By Ankit Panda
A former NSA and CIA chief outlines the damage the OPM hack could unleash.
Retired General Michael Hayden is somewhat of an authority on spycraft, having led both the U.S. National Security Agency and the Central Intelligence Agency over his long career. So when he notes that the recent breach at the U.S. Office of Personnel Management—in which the personal information and background information of millions of current and former U.S. federal government employees was stolen by attackers presumed to be based in China—was a “tremendously big deal,” people will listen.
Hayden noted that the OPM data was a “legitimate foreign intelligence target.” Hayden continued: “To grab the equivalent in the Chinese system, I would not have thought twice. I would not have asked permission…This is not ‘shame on China.’ This is ‘shame on us’ for not protecting that kind of information.” Highlighting a possible use case for the information, Hayden noted that the information could help China recruit spies in the United States—a deeply troubling outcome for the United States.
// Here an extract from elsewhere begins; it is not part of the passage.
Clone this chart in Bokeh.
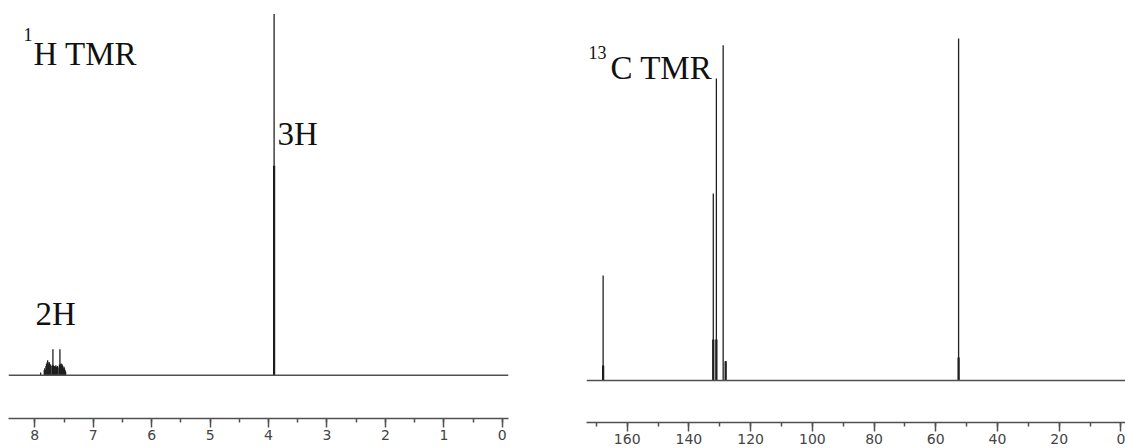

To clarify, the data taken from the OPM includes a wide range of personal data, ranging from the financial histories of federal government employees to names of their family members, and critically, their foreign national contacts. Experts worry that the information could be used to pressure Chinese citizens affiliated with U.S. government employees, or for the purposes of blackmailing federal employees. Additionally, social security numbers in the OPM’s database were unencrypted.